- WHAT TO PRODUCE -
The material below includes pictures; leave them out and return only the lines between the line containing "Write a Python" and the line containing "312, 275, 219]", inclusive, word for word.

- PROVIDED DATA -
┏━━
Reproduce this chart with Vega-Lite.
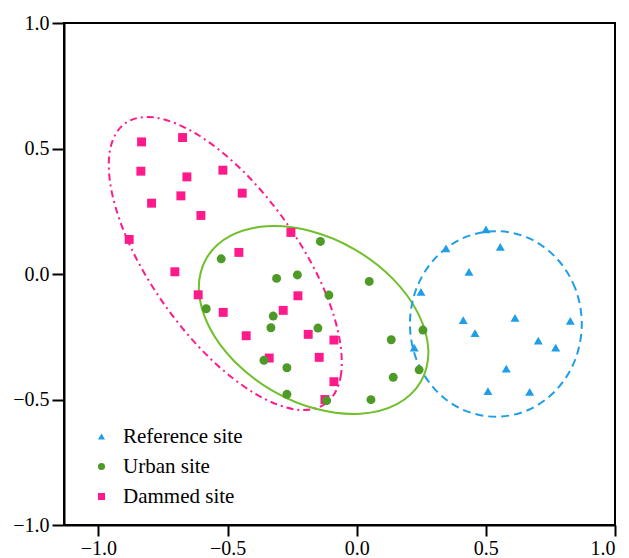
┗━━
┏━━
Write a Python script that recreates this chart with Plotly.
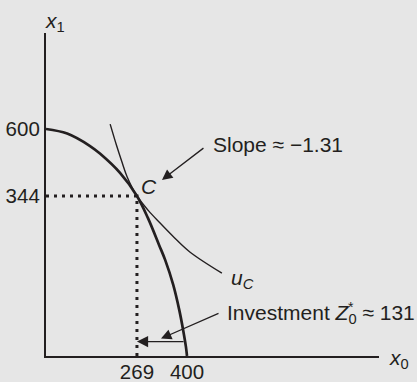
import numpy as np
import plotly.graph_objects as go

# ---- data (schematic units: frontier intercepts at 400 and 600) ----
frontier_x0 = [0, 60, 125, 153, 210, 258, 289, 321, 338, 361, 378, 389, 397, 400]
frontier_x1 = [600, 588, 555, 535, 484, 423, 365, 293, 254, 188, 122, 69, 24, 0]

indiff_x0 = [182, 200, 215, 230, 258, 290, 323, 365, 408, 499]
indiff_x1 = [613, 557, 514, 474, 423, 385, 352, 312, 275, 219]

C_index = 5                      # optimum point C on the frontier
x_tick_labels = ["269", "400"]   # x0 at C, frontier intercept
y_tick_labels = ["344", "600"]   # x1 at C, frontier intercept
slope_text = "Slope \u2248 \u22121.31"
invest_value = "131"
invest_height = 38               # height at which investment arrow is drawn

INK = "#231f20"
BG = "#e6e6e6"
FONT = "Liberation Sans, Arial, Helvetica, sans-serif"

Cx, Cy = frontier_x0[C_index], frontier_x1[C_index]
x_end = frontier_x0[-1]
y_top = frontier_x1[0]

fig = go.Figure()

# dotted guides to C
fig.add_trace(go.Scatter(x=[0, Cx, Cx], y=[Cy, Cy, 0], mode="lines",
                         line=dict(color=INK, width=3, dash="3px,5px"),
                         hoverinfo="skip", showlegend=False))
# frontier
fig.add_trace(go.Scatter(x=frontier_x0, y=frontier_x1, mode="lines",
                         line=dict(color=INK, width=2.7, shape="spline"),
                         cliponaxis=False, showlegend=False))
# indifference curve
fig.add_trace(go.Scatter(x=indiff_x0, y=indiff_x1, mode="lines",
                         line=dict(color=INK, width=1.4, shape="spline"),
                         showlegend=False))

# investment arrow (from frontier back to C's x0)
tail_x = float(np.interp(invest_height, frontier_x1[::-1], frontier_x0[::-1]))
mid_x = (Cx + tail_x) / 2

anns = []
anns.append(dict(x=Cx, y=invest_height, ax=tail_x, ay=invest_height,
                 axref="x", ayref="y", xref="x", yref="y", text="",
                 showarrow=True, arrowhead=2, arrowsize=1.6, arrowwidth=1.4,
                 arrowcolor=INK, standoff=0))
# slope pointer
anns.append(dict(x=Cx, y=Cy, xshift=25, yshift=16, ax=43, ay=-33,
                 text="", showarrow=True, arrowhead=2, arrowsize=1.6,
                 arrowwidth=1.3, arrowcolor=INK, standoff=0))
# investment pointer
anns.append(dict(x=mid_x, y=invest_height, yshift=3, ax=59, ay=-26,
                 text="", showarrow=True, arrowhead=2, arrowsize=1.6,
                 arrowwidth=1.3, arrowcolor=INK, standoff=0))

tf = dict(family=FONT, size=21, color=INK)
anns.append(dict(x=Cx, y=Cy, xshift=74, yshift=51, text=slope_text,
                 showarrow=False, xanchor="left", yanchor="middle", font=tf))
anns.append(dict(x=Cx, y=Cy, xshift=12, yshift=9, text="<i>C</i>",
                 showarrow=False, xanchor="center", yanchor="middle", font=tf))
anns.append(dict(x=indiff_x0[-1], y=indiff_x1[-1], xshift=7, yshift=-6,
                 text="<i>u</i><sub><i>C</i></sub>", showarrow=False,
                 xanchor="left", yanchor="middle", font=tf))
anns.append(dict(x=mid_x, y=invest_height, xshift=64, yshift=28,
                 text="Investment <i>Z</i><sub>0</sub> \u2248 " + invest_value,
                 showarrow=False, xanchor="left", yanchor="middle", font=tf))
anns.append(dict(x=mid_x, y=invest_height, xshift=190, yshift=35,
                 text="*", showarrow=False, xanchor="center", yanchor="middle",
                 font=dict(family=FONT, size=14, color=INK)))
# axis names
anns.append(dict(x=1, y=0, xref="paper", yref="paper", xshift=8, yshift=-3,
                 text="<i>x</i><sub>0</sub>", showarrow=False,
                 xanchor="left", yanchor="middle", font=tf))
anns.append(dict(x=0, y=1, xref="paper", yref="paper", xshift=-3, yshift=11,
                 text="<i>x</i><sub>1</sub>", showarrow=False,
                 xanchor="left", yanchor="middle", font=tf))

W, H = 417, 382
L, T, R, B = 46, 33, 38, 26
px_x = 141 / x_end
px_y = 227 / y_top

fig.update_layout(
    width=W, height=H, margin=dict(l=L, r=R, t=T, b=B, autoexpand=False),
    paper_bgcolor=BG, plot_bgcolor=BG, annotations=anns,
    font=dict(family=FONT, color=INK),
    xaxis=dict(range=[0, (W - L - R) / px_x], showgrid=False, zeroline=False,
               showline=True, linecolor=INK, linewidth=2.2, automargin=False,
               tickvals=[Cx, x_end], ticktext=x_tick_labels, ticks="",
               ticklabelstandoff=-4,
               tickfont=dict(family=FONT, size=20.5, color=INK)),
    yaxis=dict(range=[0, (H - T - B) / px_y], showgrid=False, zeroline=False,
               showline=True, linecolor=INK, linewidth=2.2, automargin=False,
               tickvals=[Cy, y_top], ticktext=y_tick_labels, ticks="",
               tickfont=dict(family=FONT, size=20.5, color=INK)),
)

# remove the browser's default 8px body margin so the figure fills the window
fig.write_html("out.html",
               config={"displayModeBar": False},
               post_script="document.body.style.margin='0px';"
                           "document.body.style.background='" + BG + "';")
┗━━
- EXERCISE RESPONSE -
Write a Python script that recreates this chart with Plotly.
import numpy as np
import plotly.graph_objects as go

# ---- data (schematic units: frontier intercepts at 400 and 600) ----
frontier_x0 = [0, 60, 125, 153, 210, 258, 289, 321, 338, 361, 378, 389, 397, 400]
frontier_x1 = [600, 588, 555, 535, 484, 423, 365, 293, 254, 188, 122, 69, 24, 0]

indiff_x0 = [182, 200, 215, 230, 258, 290, 323, 365, 408, 499]
indiff_x1 = [613, 557, 514, 474, 423, 385, 352, 312, 275, 219]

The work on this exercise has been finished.